Sorry. I need to rework it.
I've missed the option to wait for job condition outside the
callback. That is before calling the generic rename function.
Also the proposed version has the problem of inconsistent
list state too, just as rejected version with generic rename
that unlocks list lock before calling the callback.

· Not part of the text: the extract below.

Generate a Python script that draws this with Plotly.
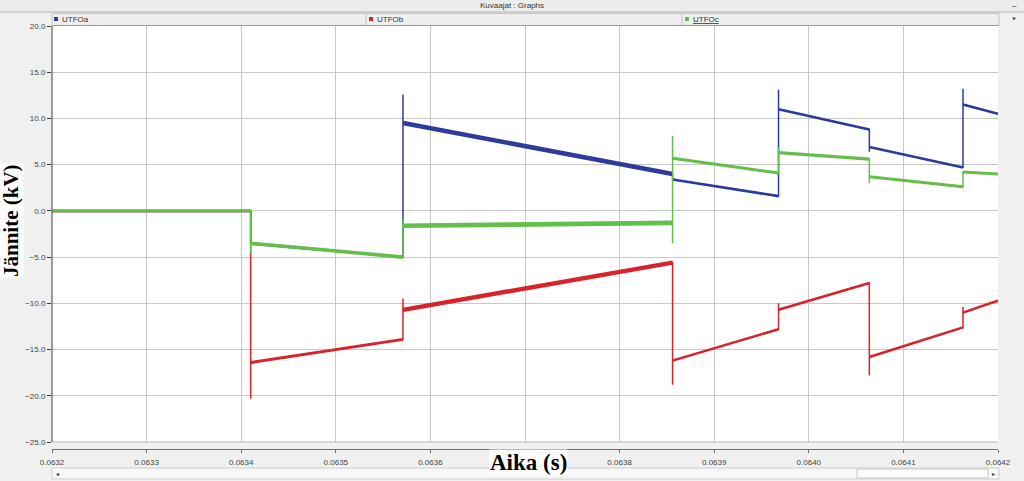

On 30.01.2016 18:03, Nikolay Shirokovskiy wrote:
A pretty nasty deadlock occurs while trying to rename a VM in
parallel
with virDomainObjListNumOfDomains.
The short description of the problem is as follows:
Thread #1:
qemuDomainRename:
------> aquires domain lock by qemuDomObjFromDomain
---------> waits for domain list lock in any of the listed functions:
- virDomainObjListFindByName
- virDomainObjListRenameAddNew
- virDomainObjListRenameRemove
Thread #2:
virDomainObjListNumOfDomains:
------> aquires domain list lock
---------> waits for domain lock in virDomainObjListCount
Consider another solution for the deadlock besides those proposed by Maxim
and Michael. Simply unlock before calling any function that internally
grabs domains list lock.
First it looks correct. We use qemuDomainObjBeginJob/qemuDomainObjEndJob to
wrap the operation so no one will run another operation on that domain in
parallel. In THREADS.txt this unlocking/locking is described explicitly for the
cases when we need to wait/sleep. Here we use same means just to different
purpose. Also called functions do not use domain internals in any way.

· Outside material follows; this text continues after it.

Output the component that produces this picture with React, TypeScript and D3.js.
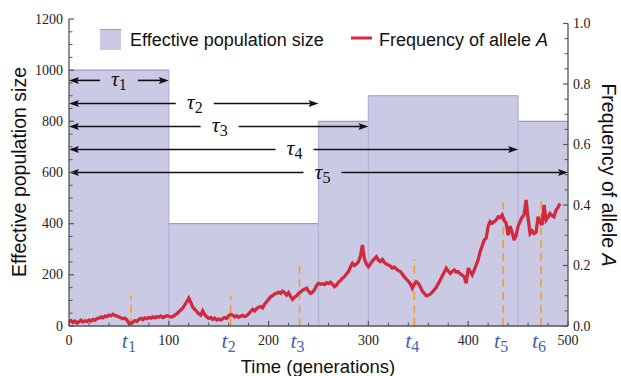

Second I find approach proposed by Michael difficult to implement correctly.
Imagine we write such a generic rename function with callbacks. Then it would
look like this:
lock domains list
...
add new name to list
unlock domain list
call callback to change driver state
lock domain list
remove old or new name (depends on callback result)
unlock domain list
We need to unlock domain list or we block operations on all domains while we
wait for job conditions in the callback. But now we are in potential trouble as
we leaving list in an inconsistent state. We can't move remove operation before
calling callback or we will be in trouble on callback failures - we would need
to add the old name back and this is not always possible. Current rename
implementation leaves config with new name on disk in worst case on rollback
but does not break the list.
---
src/qemu/qemu_driver.c | 15 ++++++++++++---
1 file changed, 12 insertions(+), 3 deletions(-)

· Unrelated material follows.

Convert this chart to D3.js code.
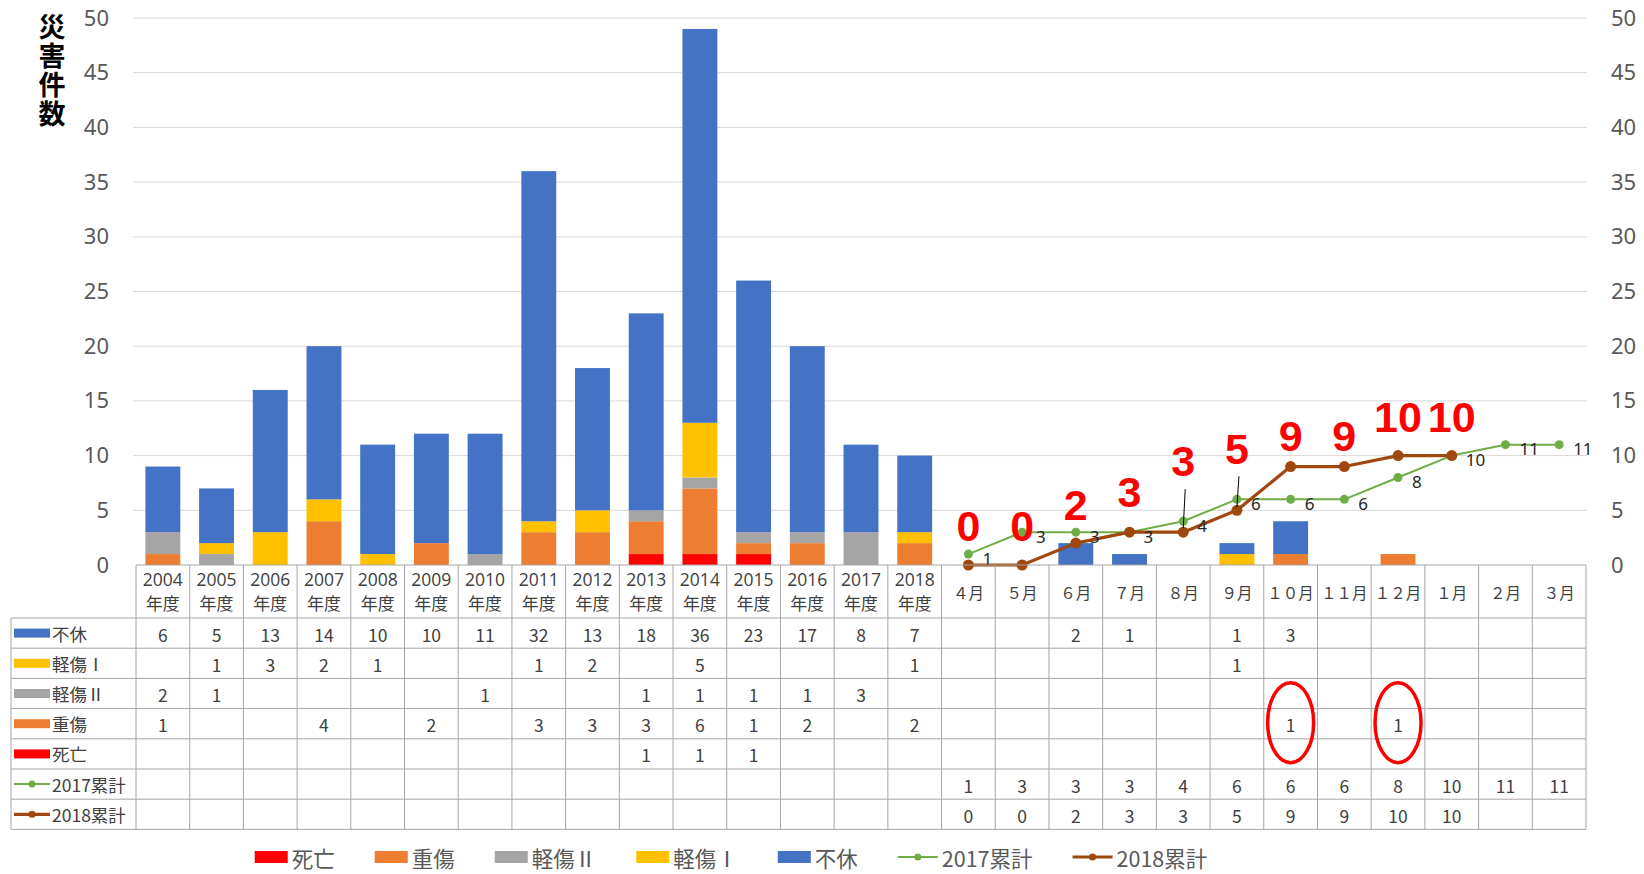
<!DOCTYPE html>
<html><head><meta charset="utf-8">
<script src="https://cdn.jsdelivr.net/npm/d3@7"></script>
<style>
html,body{margin:0;padding:0;background:#fff;}
svg{display:block;font-family:"Noto Sans CJK JP","Noto Sans",sans-serif;}
</style></head>
<body><svg id="chart" width="1644" height="874"></svg>
<script>
// ---------- data ----------
const categories = ["2004年度","2005年度","2006年度","2007年度","2008年度","2009年度","2010年度","2011年度","2012年度","2013年度","2014年度","2015年度","2016年度","2017年度","2018年度",
  "４月","５月","６月","７月","８月","９月","１０月","１１月","１２月","１月","２月","３月"];
const N = null;
const fukyu   = [6,5,13,14,10,10,11,32,13,18,36,23,17,8,7, N,N,2,1,N,1,3,N,N,N,N,N];
const keisho1 = [N,1,3,2,1,N,N,1,2,N,5,N,N,N,1, N,N,N,N,N,1,N,N,N,N,N,N];
const keisho2 = [2,1,N,N,N,N,1,N,N,1,1,1,1,3,N, N,N,N,N,N,N,N,N,N,N,N,N];
const jusho   = [1,N,N,4,N,2,N,3,3,3,6,1,2,N,2, N,N,N,N,N,N,1,N,1,N,N,N];
const shibo   = [N,N,N,N,N,N,N,N,N,1,1,1,N,N,N, N,N,N,N,N,N,N,N,N,N,N,N];
const cum2017 = [N,N,N,N,N,N,N,N,N,N,N,N,N,N,N, 1,3,3,3,4,6,6,6,8,10,11,11];
const cum2018 = [N,N,N,N,N,N,N,N,N,N,N,N,N,N,N, 0,0,2,3,3,5,9,9,10,10,N,N];
const yTicks = [0,5,10,15,20,25,30,35,40,45,50];
const yTitle = "災害件数";

const barSeries = [
  {name:"死亡", values:shibo,   color:"#FF0000"},
  {name:"重傷", values:jusho,   color:"#ED7D31"},
  {name:"軽傷Ⅱ", values:keisho2, color:"#A5A5A5"},
  {name:"軽傷Ⅰ", values:keisho1, color:"#FFC000"},
  {name:"不休", values:fukyu,   color:"#4472C4"}
];
const lineSeries = [
  {name:"2017累計", values:cum2017, color:"#70AD47", width:2, r:4.5},
  {name:"2018累計", values:cum2018, color:"#9E480E", width:3.2, r:5.5}
];
// table row order
const tableRows = [
  {s:barSeries[4], type:"bar"},
  {s:barSeries[3], type:"bar"},
  {s:barSeries[2], type:"bar"},
  {s:barSeries[1], type:"bar"},
  {s:barSeries[0], type:"bar"},
  {s:lineSeries[0], type:"line"},
  {s:lineSeries[1], type:"line"}
];
// red emphasis ellipses (category, table row name)
const highlights = [["１０月","重傷"],["１２月","重傷"]];
// layout tweaks for the 2018 label positions (px, relative to point)
const lab2018Dy = [-24,-24,-23,-25,-56,-46,-16,-16,-24,-24];
const leaders = {"８月":[-43,-4], "９月":[-34,-3]};

// ---------- layout ----------
const svg = d3.select("#chart");
const plotL = 136, plotR = 1586, yTop = 18, yBase = 565;
const tableL = 11, headerBottom = 618, rowH = 30.2;
const tableBottom = headerBottom + rowH*tableRows.length;

const x = d3.scaleBand().domain(categories).range([plotL, plotR]).paddingInner(0.35).paddingOuter(0.175);
const y = d3.scaleLinear().domain([0,50]).range([yBase, yTop]);
const step = x.step(), bw = x.bandwidth();
const cx = c => x(c) + bw/2;
const colL = c => x(c) - (step - bw)/2;

// gridlines
svg.append("g").selectAll("line").data(yTicks.filter(t=>t>0)).join("line")
  .attr("x1",133).attr("x2",1587).attr("y1",d=>y(d)).attr("y2",d=>y(d))
  .attr("stroke","#D9D9D9").attr("stroke-width",1);

// axes (labels only)
const axL = svg.append("g").attr("transform",`translate(${plotL-27},0)`)
  .call(d3.axisLeft(y).tickValues(yTicks).tickSize(0).tickPadding(0));
const axR = svg.append("g").attr("transform",`translate(${plotR+25},0)`)
  .call(d3.axisRight(y).tickValues(yTicks).tickSize(0).tickPadding(0));
[axL,axR].forEach(a=>{
  a.select(".domain").remove();
  a.selectAll("text").attr("font-size",22).attr("fill","#595959")
   .attr("font-family","'Noto Sans','Open Sans',sans-serif");
});

// y title vertical (single vertical text)
svg.append("text")
  .attr("x",52).attr("y",13)
  .attr("writing-mode","vertical-rl")
  .attr("font-size",27).attr("font-weight","bold").attr("fill","#000")
  .attr("letter-spacing",2)
  .text(yTitle);

// stacked bars
const stackData = categories.map((c,i)=>{
  const o = {cat:c};
  barSeries.forEach(s=>o[s.name] = s.values[i]||0);
  return o;
});
const stack = d3.stack().keys(barSeries.map(s=>s.name))(stackData);
svg.append("g").selectAll("g").data(stack).join("g")
  .attr("fill",(d,i)=>barSeries[i].color)
  .selectAll("rect").data(d=>d.filter(v=>v[1]-v[0]>0)).join("rect")
  .attr("x",d=>x(d.data.cat)).attr("width",bw)
  .attr("y",d=>y(d[1])).attr("height",d=>y(d[0])-y(d[1]));

// lines
lineSeries.forEach(s=>{
  const pts = categories.map((c,i)=>({c, v:s.values[i], i})).filter(p=>p.v!==null);
  s.pts = pts;
  svg.append("path").datum(pts)
    .attr("d", d3.line().x(p=>cx(p.c)).y(p=>y(p.v)))
    .attr("fill","none").attr("stroke",s.color).attr("stroke-width",s.width).attr("stroke-linejoin","round");
});
lineSeries.forEach(s=>{
  svg.append("g").selectAll("circle").data(s.pts).join("circle")
    .attr("cx",p=>cx(p.c)).attr("cy",p=>y(p.v)).attr("r",s.r).attr("fill",s.color);
});
// 2017 labels
svg.append("g").selectAll("text").data(lineSeries[0].pts).join("text")
  .attr("x",p=>cx(p.c)+14).attr("y",p=>y(p.v)+4).attr("dominant-baseline","central")
  .attr("font-size",17).attr("fill","#262626").attr("font-family","'Noto Sans',sans-serif").text(p=>p.v);
// 2018 labels (big red)
svg.append("g").selectAll("text").data(lineSeries[1].pts).join("text")
  .attr("x",p=>cx(p.c)).attr("y",(p,k)=>y(p.v)+lab2018Dy[k]).attr("text-anchor","middle")
  .attr("font-size",43).attr("font-weight","bold").attr("fill","#FF0000")
  .attr("font-family","'Liberation Sans',Arial,sans-serif").text(p=>p.v);
// leader lines
lineSeries[1].pts.filter(p=>leaders[p.c]).forEach(p=>{
  const [a,b] = leaders[p.c];
  svg.append("line").attr("x1",cx(p.c)+2).attr("x2",cx(p.c)).attr("y1",y(p.v)+a).attr("y2",y(p.v)+b)
    .attr("stroke","#000").attr("stroke-width",1);
});

// ---------- data table ----------
const tg = svg.append("g");
const gridCol = "#A6A6A6";
tg.append("line").attr("x1",plotL).attr("x2",plotR).attr("y1",yBase).attr("y2",yBase).attr("stroke",gridCol);
d3.range(tableRows.length+1).forEach(r=>{
  const yy = headerBottom + r*rowH;
  tg.append("line").attr("x1",tableL).attr("x2",plotR).attr("y1",yy).attr("y2",yy).attr("stroke",gridCol);
});
tg.append("line").attr("x1",tableL).attr("x2",tableL).attr("y1",headerBottom).attr("y2",tableBottom).attr("stroke",gridCol);
categories.forEach(c=>{
  tg.append("line").attr("x1",colL(c)).attr("x2",colL(c)).attr("y1",yBase).attr("y2",tableBottom).attr("stroke",gridCol);
});
tg.append("line").attr("x1",plotR).attr("x2",plotR).attr("y1",yBase).attr("y2",tableBottom).attr("stroke",gridCol);

// header labels
categories.forEach(c=>{
  if (c.endsWith("年度")) {
    tg.append("text").attr("x",cx(c)).attr("y",586).attr("text-anchor","middle")
      .attr("font-size",17.5).attr("fill","#404040").attr("font-family","'Open Sans','Noto Sans',sans-serif")
      .text(c.replace("年度",""));
    tg.append("text").attr("x",cx(c)).attr("y",610).attr("text-anchor","middle")
      .attr("font-size",17).attr("fill","#404040").text("年度");
  } else {
    tg.append("text").attr("x",cx(c)).attr("y",592).attr("text-anchor","middle").attr("dominant-baseline","central")
      .attr("font-size",15.5).attr("fill","#404040").text(c);
  }
});
// rows
tableRows.forEach((row,r)=>{
  const yc = headerBottom + (r+0.5)*rowH;
  if (row.type==="bar") {
    tg.append("rect").attr("x",14).attr("y",yc-4.5).attr("width",36).attr("height",9).attr("fill",row.s.color);
  } else {
    tg.append("line").attr("x1",14).attr("x2",50).attr("y1",yc).attr("y2",yc).attr("stroke",row.s.color).attr("stroke-width",row.s.width);
    tg.append("circle").attr("cx",32).attr("cy",yc).attr("r",3.5).attr("fill",row.s.color);
  }
  tg.append("text").attr("x",52).attr("y",yc).attr("dominant-baseline","central")
    .attr("font-size",17.5).attr("fill","#404040").text(row.s.name);
  categories.forEach((c,i)=>{
    const v = row.s.values[i];
    if (v===null || v===undefined) return;
    tg.append("text").attr("x",cx(c)).attr("y",yc+1).attr("text-anchor","middle").attr("dominant-baseline","central")
      .attr("font-size",17.5).attr("fill","#404040").text(v);
  });
  row.yc = yc;
});
// red ellipses
highlights.forEach(([c,name])=>{
  const row = tableRows.find(rw=>rw.s.name===name);
  svg.append("ellipse").attr("cx",cx(c)).attr("cy",row.yc-1).attr("rx",23).attr("ry",40)
    .attr("fill","none").attr("stroke","#FF0000").attr("stroke-width",3.5);
});

// ---------- legend ----------
const legendItems = barSeries.map(s=>({s,type:"bar"})).concat(lineSeries.map(s=>({s,type:"line"})));
const lg = svg.append("g");
let lx = 0;
const ly = 857, gap = 40;
legendItems.forEach(it=>{
  const g = lg.append("g").attr("transform",`translate(${lx},0)`);
  let sw;
  if (it.type==="bar") {
    sw = 33;
    g.append("rect").attr("x",0).attr("y",ly-6).attr("width",sw).attr("height",12).attr("fill",it.s.color);
  } else {
    sw = 40;
    g.append("line").attr("x1",0).attr("x2",sw).attr("y1",ly).attr("y2",ly).attr("stroke",it.s.color).attr("stroke-width",it.s.width);
    g.append("circle").attr("cx",sw/2).attr("cy",ly).attr("r",3.5).attr("fill",it.s.color);
  }
  const t = g.append("text").attr("x",sw+4).attr("y",ly).attr("dominant-baseline","central")
    .attr("font-size",21.5).attr("fill","#595959").text(it.s.name);
  lx += sw + 4 + t.node().getComputedTextLength() + gap;
});
const totalW = lx - gap;
lg.attr("transform",`translate(${731 - totalW/2},0)`);
</script>
</body></html>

diff --git a/src/qemu/qemu_driver.c b/src/qemu/qemu_driver.c
index abcdbe6..26a8fb0 100644
--- a/src/qemu/qemu_driver.c
+++ b/src/qemu/qemu_driver.c
@@ -19987,6 +19987,7 @@ static int qemuDomainRename(virDomainPtr dom,
virObjectEventPtr event_new = NULL;
virObjectEventPtr event_old = NULL;
int ret = -1;
+ int rc;
char *new_dom_name = NULL;
char *old_dom_name = NULL;
char *old_dom_cfg_file = NULL;
@@ -20036,10 +20037,11 @@ static int qemuDomainRename(virDomainPtr dom,
/*
* This is a rather racy check, but still better than reporting
- * internal error. And since new_name != name here, there's no
- * deadlock imminent.
+ * internal error.
*/
+ virObjectUnlock(vm);
tmp_dom = virDomainObjListFindByName(driver->domains, new_name);
+ virObjectLock(vm);
if (tmp_dom) {
virObjectUnlock(tmp_dom);
virObjectUnref(tmp_dom);
@@ -20057,7 +20059,10 @@ static int qemuDomainRename(virDomainPtr dom,
goto endjob;
}
- if (virDomainObjListRenameAddNew(driver->domains, vm, new_name) < 0)
+ virObjectUnlock(vm);
+ rc = virDomainObjListRenameAddNew(driver->domains, vm, new_name);
+ virObjectLock(vm);
+ if (rc < 0)
goto endjob;
event_old = virDomainEventLifecycleNewFromObj(vm,
@@ -20081,7 +20086,9 @@ static int qemuDomainRename(virDomainPtr dom,
}
/* Remove old domain name from table. */
+ virObjectUnlock(vm);
virDomainObjListRenameRemove(driver->domains, old_dom_name);
+ virObjectLock(vm);
event_new = virDomainEventLifecycleNewFromObj(vm,
VIR_DOMAIN_EVENT_DEFINED,
@@ -20110,7 +20117,9 @@ static int qemuDomainRename(virDomainPtr dom,
old_dom_name = NULL;
}
+ virObjectUnlock(vm);
virDomainObjListRenameRemove(driver->domains, new_name);
+ virObjectLock(vm);
goto endjob;
}